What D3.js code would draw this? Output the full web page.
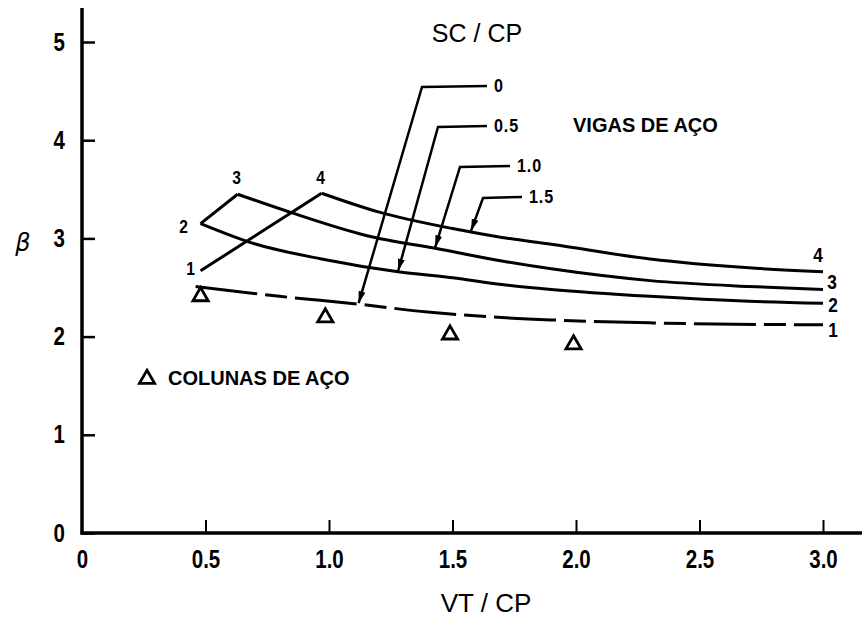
<!DOCTYPE html>
<html>
<head>
<meta charset="utf-8">
<script src="https://cdn.jsdelivr.net/npm/d3@7"></script>
<style>
body { margin: 0; background: #fff; }
svg { display: block; }
.num { font-family: 'Liberation Sans', Arial, sans-serif; font-weight: bold; }
.lbl { font-family: 'Liberation Sans', Arial, sans-serif; }
</style>
</head>
<body>
<svg width="864" height="620"></svg>
<script>
var xTicks = [0, 0.5, 1.0, 1.5, 2.0, 2.5, 3.0]
var xTickLabels = ['0', '0.5', '1.0', '1.5', '2.0', '2.5', '3.0']
var yTicks = [0, 1, 2, 3, 4, 5]

// vigas de aco, one curve per SC/CP value  [VT/CP, beta]
var sc00 = [[0.46, 2.51], [0.8, 2.41], [1.12, 2.33], [1.4, 2.25], [1.66, 2.20], [1.9, 2.17], [2.3, 2.14], [3.0, 2.12]]
var sc05 = [[0.48, 3.15], [0.68, 2.96], [0.97, 2.79], [1.28, 2.66], [1.5, 2.60], [1.7, 2.53], [1.9, 2.48], [2.3, 2.41], [2.7, 2.36], [3.0, 2.34]]
var sc10 = [[0.63, 3.45], [0.85, 3.26], [1.15, 3.03], [1.45, 2.89], [1.7, 2.77], [1.9, 2.69], [2.3, 2.57], [2.7, 2.51], [3.0, 2.48]]
var sc15 = [[0.97, 3.46], [1.2, 3.27], [1.5, 3.10], [1.7, 3.01], [1.9, 2.94], [2.3, 2.79], [2.7, 2.70], [3.0, 2.66]]
var curveNames = ['1', '2', '3', '4']
var scValues = ['0', '0.5', '1.0', '1.5']

// straight pieces at the left: point 1 -> point 4, point 2 -> point 3
var rise14 = [[0.48, 2.67], [0.97, 3.46]]
var rise23 = [[0.48, 3.15], [0.63, 3.45]]

// colunas de aco
var colunas = [[0.48, 2.41], [0.985, 2.195], [1.49, 2.02], [1.99, 1.92]]

// where the SC/CP arrows hit each curve
var arrowAt = [1.12, 1.28, 1.43, 1.575]

var svg = d3.select('svg')

var x = d3.scaleLinear().domain([0, 3]).range([82, 823])
var y = d3.scaleLinear().domain([0, 5]).range([533, 42])

var ink = '#000'

// condensed look for the digits: squeeze text horizontally
function squeeze(sel, k) {
  sel.each(function() {
    var t = d3.select(this)
    var tx = +t.attr('x') || 0
    t.attr('x', tx / k).attr('transform', 'scale(' + k + ',1)')
  })
}

// axes
svg.append('line')
  .attr('x1', x(0)).attr('x2', x(0))
  .attr('y1', 8).attr('y2', y(0) + 1.5)
  .attr('stroke', ink).attr('stroke-width', 3.5)
svg.append('line')
  .attr('x1', x(0) - 1.5).attr('x2', 862)
  .attr('y1', y(0)).attr('y2', y(0))
  .attr('stroke', ink).attr('stroke-width', 3.5)

var yAxis = svg.append('g')
  .attr('transform', 'translate(' + x(0) + ',0)')
  .call(d3.axisLeft(y).tickValues(yTicks).tickSize(-13).tickPadding(17).tickFormat(d3.format('d')))
yAxis.select('.domain').remove()
yAxis.selectAll('.tick line').attr('stroke', ink).attr('stroke-width', 2.5)
yAxis.selectAll('.tick text').attr('class', 'num').attr('font-size', 25).attr('fill', ink)
  .attr('font-family', null)
squeeze(yAxis.selectAll('.tick text'), 0.82)

var xAxis = svg.append('g')
  .attr('transform', 'translate(0,' + y(0) + ')')
  .call(d3.axisBottom(x).tickValues(xTicks).tickSize(-13).tickPadding(17)
    .tickFormat(function(d, i) { return xTickLabels[i] }))
xAxis.select('.domain').remove()
xAxis.selectAll('.tick line').attr('stroke', ink).attr('stroke-width', 2)
xAxis.selectAll('.tick').filter(function(d) { return d === 0 }).select('line').remove()
xAxis.selectAll('.tick text').attr('class', 'num').attr('font-size', 25).attr('fill', ink)
  .attr('font-family', null)
squeeze(xAxis.selectAll('.tick text'), 0.82)

// titles
svg.append('text').attr('class', 'lbl')
  .attr('x', 477).attr('y', 42).attr('text-anchor', 'middle')
  .attr('font-size', 25).text('SC / CP')
svg.append('text').attr('class', 'lbl')
  .attr('x', 486).attr('y', 612).attr('text-anchor', 'middle')
  .attr('font-size', 26).text('VT / CP')
svg.append('text')
  .attr('x', 23).attr('y', 251).attr('text-anchor', 'middle')
  .attr('font-family', 'DejaVu Sans, sans-serif').attr('font-style', 'italic')
  .attr('font-size', 24).text('β')
svg.append('text').attr('class', 'lbl')
  .attr('x', 573).attr('y', 132).attr('font-weight', 'bold')
  .attr('font-size', 20).text('VIGAS DE AÇO')

// curves
var line = d3.line()
  .x(function(d) { return x(d[0]) })
  .y(function(d) { return y(d[1]) })
  .curve(d3.curveMonotoneX)

var curves = [sc00, sc05, sc10, sc15]

svg.append('g')
  .selectAll('path.curve')
  .data(curves)
  .enter()
  .append('path')
  .classed('curve', true)
  .attr('d', line)
  .attr('fill', 'none')
  .attr('stroke', ink)
  .attr('stroke-width', 3)
  .attr('stroke-dasharray', function(d, i) { return i === 0 ? '62,8,22,8' : null })

svg.append('g')
  .selectAll('path.rise')
  .data([rise14, rise23])
  .enter()
  .append('path')
  .classed('rise', true)
  .attr('d', line.curve(d3.curveLinear))
  .attr('fill', 'none')
  .attr('stroke', ink)
  .attr('stroke-width', 3)
  .attr('stroke-linejoin', 'miter')

// curve number labels at the right end
var endOffset = [[10, 5], [10, 2], [9, -8], [-5, -17]]
var endLabels = svg.append('g')
  .selectAll('text')
  .data(curves)
  .enter()
  .append('text')
  .attr('class', 'num')
  .attr('font-size', 21)
  .attr('text-anchor', 'middle')
  .attr('dominant-baseline', 'central')
  .attr('x', function(d, i) { return x(d[d.length - 1][0]) + endOffset[i][0] })
  .attr('y', function(d, i) { return y(d[d.length - 1][1]) + endOffset[i][1] })
  .text(function(d, i) { return curveNames[i] })
squeeze(endLabels, 0.82)

// point labels at the left
var leftPts = [rise14[0], rise23[0], rise23[1], rise14[1]]
var leftOffset = [[-10, -2], [-17, 3], [-1, -17], [-1, -16]]
var leftLabels = svg.append('g')
  .selectAll('text')
  .data(leftPts)
  .enter()
  .append('text')
  .attr('class', 'num')
  .attr('font-size', 19)
  .attr('text-anchor', 'middle')
  .attr('dominant-baseline', 'central')
  .attr('x', function(d, i) { return x(d[0]) + leftOffset[i][0] })
  .attr('y', function(d, i) { return y(d[1]) + leftOffset[i][1] })
  .text(function(d, i) { return curveNames[i] })
squeeze(leftLabels, 0.82)

// arrows from SC/CP values to the curves
svg.append('defs').append('marker')
  .attr('id', 'head')
  .attr('markerUnits', 'userSpaceOnUse')
  .attr('viewBox', '0 -4 12 8')
  .attr('refX', 12).attr('refY', 0)
  .attr('markerWidth', 12).attr('markerHeight', 8)
  .attr('orient', 'auto')
  .append('path')
  .attr('d', 'M0,-3.5L12,0L0,3.5Z')
  .attr('fill', ink)

function valueAt(c, vx) {
  var i = d3.bisector(function(d) { return d[0] }).left(c, vx)
  var a = c[i - 1], b = c[i]
  return a[1] + (b[1] - a[1]) * (vx - a[0]) / (b[0] - a[0])
}

// leader layout in pixels: corner x, corner y, end of horizontal
var leaders = [[422, 87, 487], [438, 127, 487], [460, 167, 510], [483, 198, 522]]

var arrows = svg.append('g')
leaders.forEach(function(l, i) {
  var tx = x(arrowAt[i]), ty = y(valueAt(curves[i], arrowAt[i]))
  arrows.append('path')
    .attr('d', 'M' + l[2] + ',' + (l[1] - 1) + 'L' + l[0] + ',' + l[1] + 'L' + tx + ',' + (ty - 1))
    .attr('fill', 'none')
    .attr('stroke', ink)
    .attr('stroke-width', 2.5)
    .attr('marker-end', 'url(#head)')
  var t = arrows.append('text')
    .attr('class', 'num')
    .attr('font-size', 19)
    .attr('dominant-baseline', 'central')
    .attr('x', l[2] + 7)
    .attr('y', l[1] - 1)
    .attr('letter-spacing', 1)
    .text(scValues[i])
  squeeze(t, 0.85)
})

// colunas de aco markers
var tri = d3.symbol().type(d3.symbolTriangle).size(100)
svg.append('g')
  .selectAll('path')
  .data(colunas)
  .enter()
  .append('path')
  .attr('d', tri)
  .attr('transform', function(d) { return 'translate(' + x(d[0]) + ',' + y(d[1]) + ')' })
  .attr('fill', 'none')
  .attr('stroke', ink)
  .attr('stroke-width', 2.8)

// legend
svg.append('path')
  .attr('d', tri)
  .attr('transform', 'translate(147,379)')
  .attr('fill', 'none')
  .attr('stroke', ink)
  .attr('stroke-width', 2.8)
svg.append('text').attr('class', 'lbl')
  .attr('x', 168).attr('y', 385).attr('font-weight', 'bold')
  .attr('font-size', 20).text('COLUNAS DE AÇO')
</script>
</body>
</html>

*-*-*

■ **YOUR OBJECTIVE**: From the first line of the material down to the line containing "var rise23 = [[0.48, 3.15], [0.63, 3.45]]", inclusive, return each line exactly, skipping any picture.

■ **FINAL RESULT**:
What D3.js code would draw this? Output the full web page.
<!DOCTYPE html>
<html>
<head>
<meta charset="utf-8">
<script src="https://cdn.jsdelivr.net/npm/d3@7"></script>
<style>
body { margin: 0; background: #fff; }
svg { display: block; }
.num { font-family: 'Liberation Sans', Arial, sans-serif; font-weight: bold; }
.lbl { font-family: 'Liberation Sans', Arial, sans-serif; }
</style>
</head>
<body>
<svg width="864" height="620"></svg>
<script>
var xTicks = [0, 0.5, 1.0, 1.5, 2.0, 2.5, 3.0]
var xTickLabels = ['0', '0.5', '1.0', '1.5', '2.0', '2.5', '3.0']
var yTicks = [0, 1, 2, 3, 4, 5]

// vigas de aco, one curve per SC/CP value  [VT/CP, beta]
var sc00 = [[0.46, 2.51], [0.8, 2.41], [1.12, 2.33], [1.4, 2.25], [1.66, 2.20], [1.9, 2.17], [2.3, 2.14], [3.0, 2.12]]
var sc05 = [[0.48, 3.15], [0.68, 2.96], [0.97, 2.79], [1.28, 2.66], [1.5, 2.60], [1.7, 2.53], [1.9, 2.48], [2.3, 2.41], [2.7, 2.36], [3.0, 2.34]]
var sc10 = [[0.63, 3.45], [0.85, 3.26], [1.15, 3.03], [1.45, 2.89], [1.7, 2.77], [1.9, 2.69], [2.3, 2.57], [2.7, 2.51], [3.0, 2.48]]
var sc15 = [[0.97, 3.46], [1.2, 3.27], [1.5, 3.10], [1.7, 3.01], [1.9, 2.94], [2.3, 2.79], [2.7, 2.70], [3.0, 2.66]]
var curveNames = ['1', '2', '3', '4']
var scValues = ['0', '0.5', '1.0', '1.5']

// straight pieces at the left: point 1 -> point 4, point 2 -> point 3
var rise14 = [[0.48, 2.67], [0.97, 3.46]]
var rise23 = [[0.48, 3.15], [0.63, 3.45]]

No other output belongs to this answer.